The core statistical difference matters for understanding what each approach is actually doing. CB-SEM is factor-based: it estimates latent variables by extracting common variance from indicators, and it tests whether the covariance structure implied by your model matches the covariance structure in your data. The fit statistics that CB-SEM produces (RMSEA, CFI, SRMR) are evaluating this match. PLS-SEM is composite-based: it constructs latent variable scores as weighted linear combinations of indicators and optimizes for maximizing explained variance in endogenous constructs. This means PLS-SEM does not produce model fit statistics in the same sense, which is both a feature (you are not constrained by fit requirements) and a limitation (you cannot test whether your measurement model is correct in the same way).

The reflective versus formative distinction is where the theoretical stakes are highest. Reflective constructs are ones where the indicators reflect an underlying latent variable. If I have a construct called "organizational commitment," and the items I measure are different expressions of that underlying commitment, then the construct causes the indicators. Removing one item should not change the construct. CB-SEM is designed for reflective constructs. Formative constructs are the opposite: the indicators define or constitute the construct. A "socioeconomic status" construct formed from income, education, and occupational prestige is formative. Removing income changes what socioeconomic status means. PLS-SEM handles both. The trouble is that IS researchers often choose their measurement approach based on software habit or sample size rather than the theoretical direction of causality. Lin et al. (2019), in a review of PLS-SEM use in e-learning research, found that model misspecification, where a reflective construct is incorrectly treated as formative or vice versa, leads to inflated or deflated path coefficients and R-squared values.

This is the critique that has accumulated over years: PLS-SEM has been used in IS research when CB-SEM is more appropriate, because PLS is more forgiving with small samples and tends to produce higher R-squared values. Hair, Ringle, and Sarstedt, who have been both champions of PLS-SEM and critics of its misuse, have published guidelines trying to clarify when PLS-SEM is the right choice. Their consistent argument is that PLS-SEM is appropriate for prediction-oriented research and for models with formative constructs, not as a general substitute for CB-SEM when the sample is small. "My sample is only 100 people" is not, by itself, a justification for PLS-SEM over CB-SEM. The justification should be theoretical and match the purpose of the research.

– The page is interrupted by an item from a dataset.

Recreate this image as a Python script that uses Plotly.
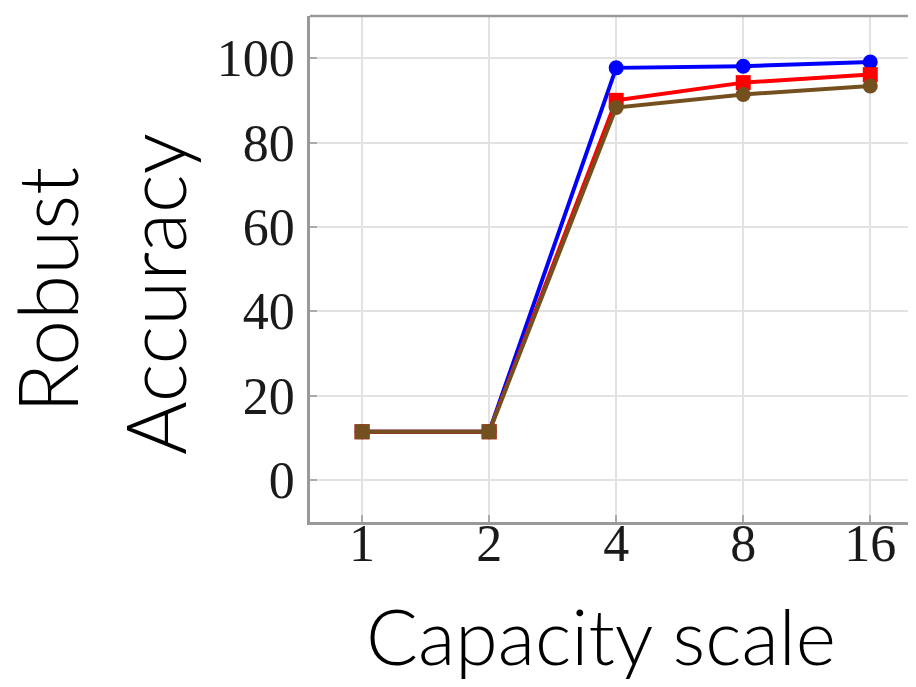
import plotly.graph_objects as go

capacity = ["1", "2", "4", "8", "16"]
blue_vals = [11.4, 11.4, 97.7, 98.1, 99.1]
red_vals = [11.4, 11.4, 90.0, 94.2, 96.1]
brown_vals = [11.4, 11.4, 88.3, 91.4, 93.4]
brown_symbols = ["square", "square", "circle", "circle", "circle"]
y_ticks = [0, 20, 40, 60, 80, 100]

fig = go.Figure()
fig.add_trace(go.Scatter(x=capacity, y=blue_vals, mode="lines+markers",
                         line=dict(color="#0000ff", width=4),
                         marker=dict(color="#0000ff", size=15, symbol="circle")))
fig.add_trace(go.Scatter(x=capacity, y=red_vals, mode="lines+markers",
                         line=dict(color="#ff0000", width=4),
                         marker=dict(color="#ff0000", size=15, symbol="square")))
fig.add_trace(go.Scatter(x=capacity, y=brown_vals, mode="lines+markers",
                         line=dict(color="#74501f", width=4),
                         marker=dict(color="#74501f", size=15, symbol=brown_symbols)))

axis_common = dict(showgrid=True, gridcolor="#e2e2e2", gridwidth=1.5,
                   showline=True, linecolor="#999999", linewidth=2.5,
                   ticks="inside", ticklen=7, tickcolor="#aaaaaa", tickwidth=1.5,
                   zeroline=False, automargin=False,
                   tickfont=dict(family="Liberation Serif", size=52, color="#1a1a1a"))

fig.update_xaxes(type="category", range=[-0.41, 4.36], ticklabelstandoff=-26, **axis_common)
fig.update_yaxes(range=[-10, 110], tickvals=y_ticks, ticklabelstandoff=2, **axis_common)

fig.add_shape(type="line", xref="paper", yref="paper", x0=0, x1=1, y0=1, y1=1,
              line=dict(color="#999999", width=2.5))

title_font = dict(family="Lato", size=82, color="#000000", weight=300)
fig.add_annotation(text="Robust", xref="paper", yref="paper",
                   x=(46 - 310) / 606, y=(522 - 290) / 506, textangle=-90,
                   xanchor="center", yanchor="middle", showarrow=False, font=title_font)
fig.add_annotation(text="Accuracy", xref="paper", yref="paper",
                   x=(154 - 310) / 606, y=(522 - 294) / 506, textangle=-90,
                   xanchor="center", yanchor="middle", showarrow=False, font=title_font)
fig.add_annotation(text="Capacity scale", xref="paper", yref="paper",
                   x=(601 - 310) / 606, y=-(635 - 522) / 506,
                   xanchor="center", yanchor="middle", showarrow=False,
                   font=dict(family="Lato", size=77, color="#000000", weight=300))

# page body has an 8px margin: figure is sized so the plot area lands where the reference has it
fig.update_layout(width=908, height=679, showlegend=False,
                  margin=dict(l=302, r=0, t=8, b=165, autoexpand=False),
                  plot_bgcolor="white", paper_bgcolor="white")

fig.write_html("out.html")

The Fornell-Larcker criterion is a standard discriminant validity check that appears constantly in IS SEM papers. It tests whether each construct shares more variance with its own indicators than with other constructs in the model. Average Variance Extracted, or AVE, is the metric. An AVE above 0.5 is usually required. Composite reliability above 0.7. These thresholds come from psychometric traditions and have been widely adopted in IS as default validity checks. They apply most cleanly to reflective constructs. For formative constructs, you need different validation procedures, including checking for multicollinearity among indicators and ensuring each indicator contributes meaningfully to the construct.

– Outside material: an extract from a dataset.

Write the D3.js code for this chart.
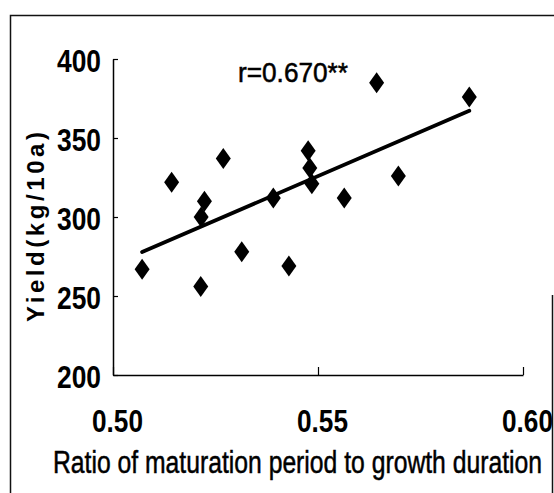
<!DOCTYPE html>
<html>
<head>
<meta charset="utf-8">
<script src="https://cdn.jsdelivr.net/npm/d3@7"></script>
<style>
  body { margin: 0; background: #fff; }
  svg { display: block; }
  text { font-family: Arial, "Liberation Sans", sans-serif; fill: #000; }
</style>
</head>
<body>
<svg id="chart" width="554" height="493"></svg>
<script>
// data
var ratio = [0.5071, 0.5143, 0.5215, 0.5223, 0.5214, 0.5269, 0.5314, 0.5391,
             0.5429, 0.5476, 0.5480, 0.5485, 0.5564, 0.5643, 0.5696, 0.5869];
var yieldVals = [267, 322, 300, 310, 256, 337, 278, 312,
                 269, 342, 331, 321, 312, 385, 326, 376];
var xTicks = [0.50, 0.55, 0.60];
var yTicks = [200, 250, 300, 350, 400];
var xTitle = "Ratio of maturation period to growth duration";
var yTitle = "Yield(kg/10a)";
var rLabel = "r=0.670**";

var margin = {top: 59, left: 113},
    width = 410,
    height = 316;

var svg = d3.select("#chart");

// outer frame (cropped scan, right side only shows low down)
svg.append("path")
  .attr("d", "M10.5,493 L10.5,15.5 L554,15.5 M552.5,295 L552.5,493")
  .attr("fill", "none")
  .attr("stroke", "#111")
  .attr("stroke-width", 1.5);

var g = svg.append("g")
  .attr("transform", "translate(" + margin.left + "," + margin.top + ")");

var x = d3.scaleLinear().domain([0.5, 0.6]).range([0, width]);
var y = d3.scaleLinear().domain([200, 400]).range([height, 0]);

// y axis, ticks inside
var yAxis = g.append("g")
  .call(d3.axisLeft(y).tickValues(yTicks).tickSizeInner(-5).tickSizeOuter(0)
    .tickPadding(12).tickFormat(d3.format("d")));
yAxis.selectAll("text")
  .attr("dy", "0.40em")
  .attr("textLength", 44)
  .attr("lengthAdjust", "spacingAndGlyphs")
  .style("font-size", "31px")
  .style("font-weight", "bold");

// x axis, ticks inside
var xAxis = g.append("g")
  .attr("transform", "translate(0," + height + ")")
  .call(d3.axisBottom(x).tickValues(xTicks).tickSizeInner(-8).tickSizeOuter(0)
    .tickPadding(35).tickFormat(d3.format(".2f")));
xAxis.selectAll("text")
  .attr("dx", 4)
  .attr("textLength", 51)
  .attr("lengthAdjust", "spacingAndGlyphs")
  .style("font-size", "31px")
  .style("font-weight", "bold");

g.selectAll(".domain").attr("stroke", "#000").attr("stroke-width", 1.5);
g.selectAll(".tick line").attr("stroke", "#000").attr("stroke-width", 1.2);

// least squares line
var pts = ratio.map(function (d, i) { return [d, yieldVals[i]]; });
var mx = d3.mean(ratio), my = d3.mean(yieldVals);
var sxy = d3.sum(pts, function (p) { return (p[0] - mx) * (p[1] - my); });
var sxx = d3.sum(pts, function (p) { return (p[0] - mx) * (p[0] - mx); });
var slope = sxy / sxx, icpt = my - slope * mx;
var xr = d3.extent(ratio);

g.append("line")
  .attr("x1", x(xr[0])).attr("y1", y(icpt + slope * xr[0]))
  .attr("x2", x(xr[1])).attr("y2", y(icpt + slope * xr[1]))
  .attr("stroke", "#000")
  .attr("stroke-width", 3.8)
  .attr("stroke-linecap", "round");

// diamonds
g.selectAll(".pt")
  .data(pts)
  .enter().append("path")
  .attr("class", "pt")
  .attr("d", "M0,-10.5L7.5,0L0,10.5L-7.5,0Z")
  .attr("transform", function (p) { return "translate(" + x(p[0]) + "," + y(p[1]) + ")"; })
  .attr("fill", "#000");

// r label
svg.append("text")
  .attr("x", 238).attr("y", 82)
  .attr("textLength", 110)
  .attr("lengthAdjust", "spacingAndGlyphs")
  .style("font-size", "27px")
  .style("stroke", "#000")
  .style("stroke-width", 0.5)
  .text(rLabel);

// axis titles
svg.append("text")
  .attr("x", 53).attr("y", 473)
  .attr("textLength", 489)
  .attr("lengthAdjust", "spacingAndGlyphs")
  .style("font-size", "31px")
  .style("stroke", "#000")
  .style("stroke-width", 0.5)
  .text(xTitle);

svg.append("text")
  .attr("transform", "translate(44,322) rotate(-90)")
  .attr("textLength", 190)
  .attr("lengthAdjust", "spacing")
  .style("font-size", "24px")
  .style("font-weight", "bold")
  .text(yTitle);
</script>
</body>
</html>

What I find frustrating about this debate is that it often becomes a proxy argument about software preference and reviewer expectations rather than a genuine methodological discussion. I have read papers where the entire justification for PLS-SEM is a half-sentence citing Chin (1998) and noting that the sample size was under 200. That is not a methodological choice. It is a citation that covers a choice made on other grounds. And reviewers at IS journals have sometimes accepted this, which means the practice is reinforced through publication.

Gartner's practitioner research does not use SEM at all. Their surveys produce simpler descriptive statistics, crosstabulations, and trend analyses that practitioners can understand and act on directly. This is not a failure of Gartner's research. It reflects the difference between knowledge produced for academic accumulation and knowledge produced for decision support. A CIO asking "how many of our peers have adopted cloud-native infrastructure?" needs a percentage and a benchmark, not a structural model. Academic IS research asks different questions, which is why SEM matters in our context. But it is worth being honest about what the sophisticated methodology buys us, and whether it is always worth the additional complexity and the risk of misuse.

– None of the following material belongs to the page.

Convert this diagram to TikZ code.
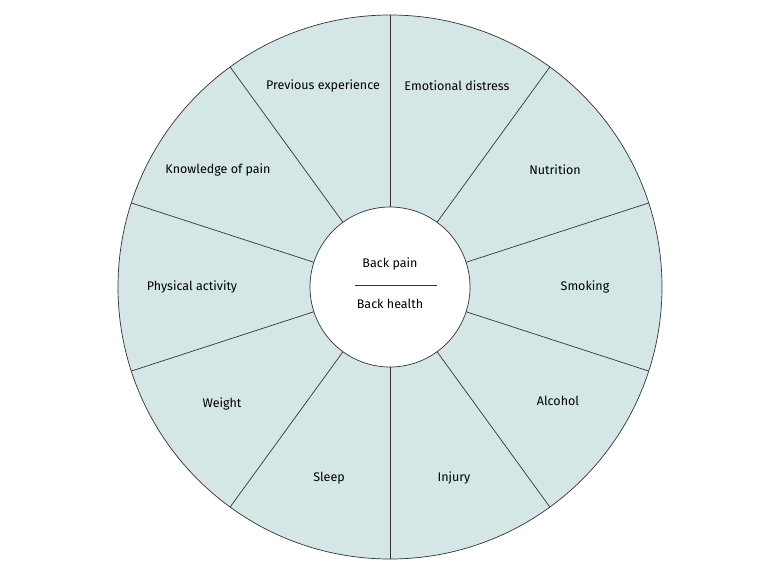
\documentclass[tikz,border=0pt]{standalone}
\usepackage{fontspec}
\setmainfont{Fira Sans}
\begin{document}
\begin{tikzpicture}[x=1pt,y=-1pt,lab/.style={font=\fontsize{12.5}{14}\selectfont,text=black}]
\useasboundingbox (0,0) rectangle (780,574);
\definecolor{seg}{HTML}{D4E7E6}
\definecolor{ln}{HTML}{333333}
\coordinate (c) at (390,287);
\fill[seg,draw=ln,line width=0.7pt] (c) circle[radius=272];
\foreach \a in {90,54,18,-18,-54,-90,-126,-162,162,126}{
  \draw[ln,line width=0.7pt] (c) -- ++({cos(\a)*272},{-sin(\a)*272});
}
\node[circle,fill=white,draw=ln,line width=0.7pt,minimum size=160pt,inner sep=0] (ctr) at (c) {};
\node[lab] (bp) at (390,264) {Back pain};
\node[lab] (bh) at (390,304) {Back health};
\draw[ln,line width=0.6pt] (355,285) -- (437,285);
\node[lab] (l1) at (323,86) {Previous experience};
\node[lab] (l2) at (457,86) {Emotional distress};
\node[lab] (l3) at (555,170) {Nutrition};
\node[lab] (l4) at (585,287) {Smoking};
\node[lab] (l5) at (558,401) {Alcohol};
\node[lab] (l6) at (454,478) {Injury};
\node[lab] (l7) at (329,478) {Sleep};
\node[lab] (l8) at (222,404) {Weight};
\node[lab] (l9) at (192,287) {Physical activity};
\node[lab] (l10) at (218,170) {Knowledge of pain};
\end{tikzpicture}
\end{document}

The practical choice I try to make is to ask what kind of question I am actually answering before I pick an approach. If I am testing whether a well-established theoretical model holds in a new context, CB-SEM with confirmatory factor analysis is appropriate. If I am exploring a new phenomenon and trying to understand what predicts an outcome in a complex model, PLS-SEM makes more sense. If my constructs are genuinely formative, PLS-SEM is the right tool regardless of sample size. The decision should flow from the research question and the theoretical structure of the constructs, not from the software that is most convenient or the one that is most likely to produce publishable results.